Deep Reinforcement Learning for Drone Route Optimization in Post-Disaster Road Assessment
Huatian Gong, Jiuh-Biing Sheu, Zheng Wang, Xiaoguang Yang, Ran Yan
TL;DR
The paper tackles the need for rapid drone-based road damage assessment after disasters by introducing AEDM, an attention-based encoder-decoder trained with multi-task reinforcement learning (POMO) to output high-quality drone routes within seconds. It pairs a simple network transformation that converts link-based routing into a node-based formulation with synthetic road-network generation to overcome data scarcity, and a reward-normalized multi-task training regimen to handle varying drone counts and time limits.

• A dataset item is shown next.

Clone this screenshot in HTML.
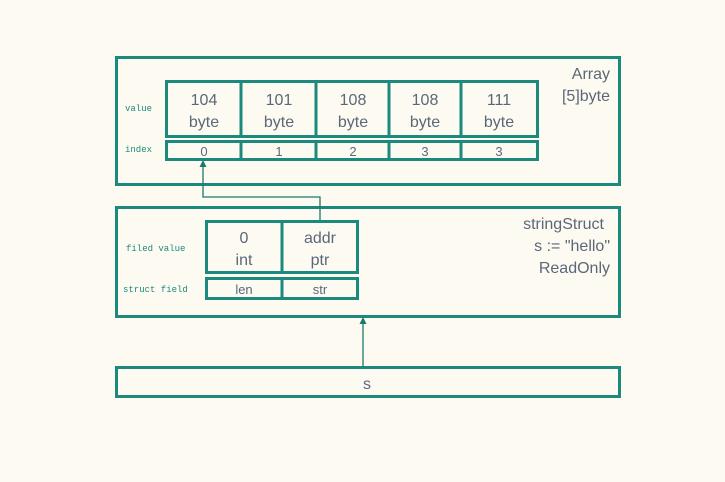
<!DOCTYPE html>
<html><head><style>body{margin:0;background:#fdfaf2;}svg{display:block}</style></head><body>
<svg width="725" height="482" xmlns="http://www.w3.org/2000/svg">
<rect width="725" height="482" fill="#fdfaf2"/>
<g fill="none" stroke="#1b8a7c" stroke-width="3">
<rect x="116.5" y="57.5" width="503" height="127"/>
<rect x="166.5" y="81.5" width="371" height="55"/>
<line x1="241" y1="81" x2="241" y2="137"/><line x1="316" y1="81" x2="316" y2="137"/><line x1="389" y1="81" x2="389" y2="137"/><line x1="461" y1="81" x2="461" y2="137"/>
<rect x="166.5" y="141.5" width="371" height="18"/>
<line x1="241" y1="141" x2="241" y2="160"/><line x1="316" y1="141" x2="316" y2="160"/><line x1="389" y1="141" x2="389" y2="160"/><line x1="461" y1="141" x2="461" y2="160"/>
<rect x="116.5" y="207.5" width="503" height="109"/>
<rect x="206.5" y="221.5" width="151" height="51"/>
<line x1="282" y1="221" x2="282" y2="273"/>
<rect x="206.5" y="278.5" width="151" height="20"/>
<line x1="282" y1="278" x2="282" y2="299"/>
<rect x="116.5" y="367.5" width="503" height="29"/>
</g>
<g fill="none" stroke="#1b7a6c" stroke-width="1.3">
<polyline points="320,220 320,197 203,197 203,164"/>
<line x1="363" y1="367" x2="363" y2="321"/>
</g>
<g fill="#1b7a6c"><polygon points="203,160 199.5,167 206.5,167"/><polygon points="363,317 359.5,324 366.5,324"/></g>
<g font-family="Liberation Mono, monospace" font-size="9" fill="#1b8a7c">
<text x="125" y="111">value</text><text x="125" y="152">index</text>
<text x="126" y="251">filed value</text><text x="123" y="292">struct field</text>
</g>
<g font-family="Liberation Sans, sans-serif" font-size="16" fill="#5a6878" text-anchor="middle">
<text x="204" y="105">104</text><text x="204" y="127">byte</text>
<text x="279" y="105">101</text><text x="279" y="127">byte</text>
<text x="353" y="105">108</text><text x="353" y="127">byte</text>
<text x="425" y="105">108</text><text x="425" y="127">byte</text>
<text x="499" y="105">111</text><text x="499" y="127">byte</text>
<text x="244" y="243">0</text><text x="244" y="265">int</text>
<text x="320" y="243">addr</text><text x="320" y="265">ptr</text>
<text x="367" y="389">s</text>
</g>
<g font-family="Liberation Sans, sans-serif" font-size="13" fill="#5a6878" text-anchor="middle">
<text x="204" y="156">0</text><text x="279" y="156">1</text><text x="353" y="156">2</text><text x="425" y="156">3</text><text x="499" y="156">3</text>
<text x="244" y="294">len</text><text x="320" y="294">str</text>
</g>
<g font-family="Liberation Sans, sans-serif" font-size="16" fill="#5a6878" text-anchor="end">
<text x="610" y="79">Array</text><text x="610" y="101">[5]byte</text>
<text x="604" y="229">stringStruct</text><text x="610" y="251">s := "hello"</text><text x="610" y="273">ReadOnly</text>
</g>
</svg>
</body></html>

Empirical results show AEDM significantly outperforms both commercial solvers and traditional heuristics in solution quality while maintaining 1–2 second inference, and demonstrates robust generalization to unseen problem scales and real-world networks (e.g., Anaheim). The work reduces reliance on domain-specific algorithm design, accelerating deployment in time-critical humanitarian response scenarios and providing a framework that can be extended to more complex constraints in future disaster contexts.
Abstract
Rapid post-disaster road damage assessment is critical for effective emergency response, yet traditional optimization methods suffer from excessive computational time and require domain knowledge for algorithm design, making them unsuitable for time-sensitive disaster scenarios. This study proposes an attention-based encoder-decoder model (AEDM) for rapid drone routing decision in post-disaster road damage assessment. The method employs deep reinforcement learning to determine high-quality drone assessment routes without requiring algorithmic design knowledge. A network transformation method is developed to convert link-based routing problems into equivalent node-based formulations, while a synthetic road network generation technique addresses the scarcity of large-scale training datasets. The model is trained using policy optimization with multiple optima (POMO) with multi-task learning capabilities to handle diverse parameter combinations. Experimental results demonstrate two key strengths of AEDM: it outperforms commercial solvers by 20--71\% and traditional heuristics by 23--35\% in solution quality, while achieving rapid inference (1--2 seconds) versus 100--2,000 seconds for traditional methods. The model exhibits strong generalization across varying problem scales, drone numbers, and time constraints, consistently outperforming baseline methods on unseen parameter distributions and real-world road networks. The proposed method effectively balances computational efficiency with solution quality, making it particularly suitable for time-critical disaster response applications where rapid decision-making is essential for saving lives. The source code for AEDM is publicly available at https://github.com/PJ-HTU/AEDM-for-Post-disaster-road-assessment.